Na Jordânia, as autoridades estão adotando fiscalizações mais duras para garantir que todos os sírios que residem fora dos campos de refugiados tenham um novo documento de identidade para acessar serviços. O custo de um plano de saúde como parte do processo para conseguir tal document pode ser proibitivo.
- Escassas oportunidades de educação
Oportunidades de educação limitadas foram citadas como um problema para os refugiados na Jordânia, Egito, Líbano e Iraque. A educação é altamente valorizada entre os sírios, que tinham educacão gratuita e obrigatória antes da guerra. O agravamento das condições que os refugiados enfrentam no exílio deixam um impacto devastador sobre sua educação. Na Jordânia, cerca de 20% das crianças estão abandonando a escola para trabalhar e, em alguns casos, as meninas estão sendo forçadas a casar prematuramente. Cerca de 90 mil sírios em idade escolar não têm educação formal: 30 mil destes tem acesso apenas à educação informal e os demais não têm acesso a qualquer forma de educacão.

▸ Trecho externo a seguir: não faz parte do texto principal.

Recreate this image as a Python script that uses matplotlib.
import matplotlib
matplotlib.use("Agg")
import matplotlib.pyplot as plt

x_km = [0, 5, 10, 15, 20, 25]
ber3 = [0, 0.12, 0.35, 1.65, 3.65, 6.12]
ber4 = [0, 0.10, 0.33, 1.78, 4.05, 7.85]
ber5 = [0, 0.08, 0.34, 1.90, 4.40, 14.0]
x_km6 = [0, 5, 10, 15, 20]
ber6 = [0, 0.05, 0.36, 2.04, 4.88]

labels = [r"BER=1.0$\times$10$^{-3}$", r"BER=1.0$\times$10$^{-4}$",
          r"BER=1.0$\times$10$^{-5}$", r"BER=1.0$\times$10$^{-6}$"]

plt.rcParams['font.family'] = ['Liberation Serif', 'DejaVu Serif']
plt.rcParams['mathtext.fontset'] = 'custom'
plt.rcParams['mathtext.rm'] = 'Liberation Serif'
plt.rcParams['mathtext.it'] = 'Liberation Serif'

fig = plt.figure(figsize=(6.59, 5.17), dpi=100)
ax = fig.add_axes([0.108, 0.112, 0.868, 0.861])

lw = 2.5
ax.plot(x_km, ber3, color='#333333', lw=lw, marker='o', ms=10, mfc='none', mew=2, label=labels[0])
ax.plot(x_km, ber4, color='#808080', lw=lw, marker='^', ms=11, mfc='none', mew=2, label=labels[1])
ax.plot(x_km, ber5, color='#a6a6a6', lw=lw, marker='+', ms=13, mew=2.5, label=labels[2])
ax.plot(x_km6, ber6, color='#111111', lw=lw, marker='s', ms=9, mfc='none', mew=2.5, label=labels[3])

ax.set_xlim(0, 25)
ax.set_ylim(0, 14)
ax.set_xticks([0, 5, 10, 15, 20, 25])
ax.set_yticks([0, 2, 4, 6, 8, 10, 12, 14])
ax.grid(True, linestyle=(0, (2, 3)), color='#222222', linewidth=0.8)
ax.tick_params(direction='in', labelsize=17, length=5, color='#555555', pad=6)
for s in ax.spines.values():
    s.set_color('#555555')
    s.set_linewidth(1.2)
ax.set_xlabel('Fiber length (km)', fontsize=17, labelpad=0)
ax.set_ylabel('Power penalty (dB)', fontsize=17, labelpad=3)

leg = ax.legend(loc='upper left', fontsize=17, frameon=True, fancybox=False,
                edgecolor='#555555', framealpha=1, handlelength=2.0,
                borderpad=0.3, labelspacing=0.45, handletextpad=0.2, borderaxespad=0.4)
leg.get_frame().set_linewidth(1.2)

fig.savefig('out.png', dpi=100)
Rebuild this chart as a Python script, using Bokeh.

No Líbano, onde a educação é gratuita para sírios no sistema integral, muitas crianças se esforçam para ir a escola e ao mesmo tempo trabalhar para sustentar suas famílias. Embora o Ministério da Educação tenha aumentado em 100% o número de vagas para crianças sírias (200 mil no ano letivo de 2015/2016), outras 200 mil crianças sírias ficarão fora da escola este ano.
Em toda a região, jovens sírios estão deixando seu ensino superior e perdendo a esperança em seu futuro.
- Sentimento de inseguranca
A maioria dos deslocados sírios que estava viajando fora do Iraque relatou ao ACNUR um sentimento de insegurança em relação ao país. Muitas pessoas de grupos minoritários vêem a migração como a chave para a sua segurança física.